A 1-cup serving of cooked lima beans contains:
- Calories: 209
- Protein: 12 grams
- Fat: 0.5 grams
- Carbohydrates: 40 grams
- Fiber: 9 grams
How to Buy Lima Beans
Most people buy frozen, canned, or dried lima beans. You can find these in supermarkets year-round. Canned beans aren't the best choice because they typically have lots of sodium added as a preservative. One serving of canned lima beans can give you more than a third of the recommended daily limit for sodium. If you do buy canned beans, rinse them in a colander to remove some of the salt. When choosing frozen lima beans, avoid varieties with added salt and sugar. It's easy to season them at home with fresh, healthy ingredients.
In late summer and early fall, you may be able to find fresh lima beans. They come shelled or in pods. Look for pods and shelled lima beans that are firm and whole without cracks, discoloration, or soft spots.
How to Use Lima Beans
Lima beans can be used in a variety of dishes. Here are a few ways to prepare them:
- Boil them until soft; then lightly sauté them in a pan with garlic and olive oil.
- Combine them with corn, bell peppers, and other vegetables to make succotash.
- Top salads or pasta dishes for added protein.
- Use a food processor to blend them into a creamy hummus.
Frozen and canned lima beans can be used as is.

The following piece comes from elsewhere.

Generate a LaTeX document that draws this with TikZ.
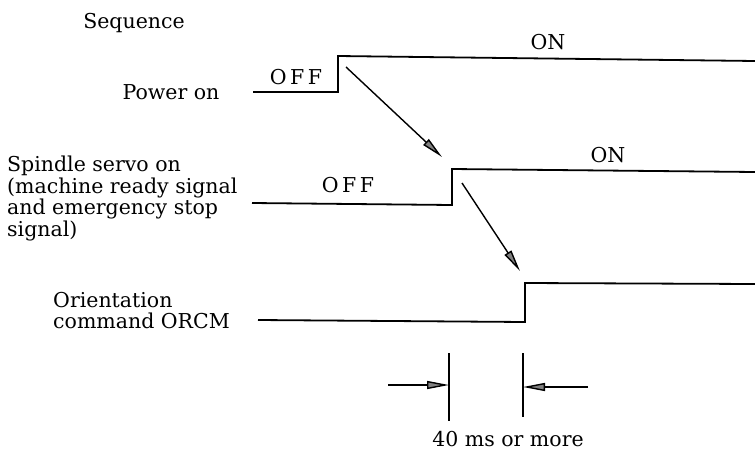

Dried lima beans can be used as is, too; however, you can also soak them overnight in the refrigerator. This will shorten cooking time and may improve their texture. Shell fresh lima beans and throw out the pods. Rinse the beans and add them to soups or boil them until tender to use in other recipes.
Lima Bean Risks
Lima beans are a nutritious food and safe for most people when prepared correctly. However there are a few things to be aware of:
Gas and bloating
Some people may find that eating lima beans gives them gas and makes them feel bloated. This is because of their high fiber content. They also contain a particular type of fiber that, although helpful for gut health, is tough for your digestive system to break down. You can cut down on the gas by cooking them well. If you're using dried lima beans, it helps to soak them in room temperature water for at least 4 hours or soak them in the fridge overnight.
People who are allergic to legumes, including peanuts, soy, lentils, and chickpeas, should avoid lima beans and any foods that may be cross-contaminated with them. Ask your doctor whether it's safe for you to have lima beans.
Antinutrients are compounds found naturally in some foods that can interfere with how your body absorbs minerals. For most people who eat a varied, nutrient-rich diet, moderate amounts of antinutrients shouldn't cause problems. You can get rid of most of them by soaking and cooking beans. But you should also avoid eating a lot of lima beans and other foods containing antinutrients in one meal. People who are at a risk of mineral deficiencies, like those with osteoporosis or anemia, should ask their doctor whether they need to take extra precautions.
Lima beans, like many other legumes, contain a compound called linamarin, which can break down into cyanide when the beans are eaten raw or undercooked. However, if you cook them properly, they're safe.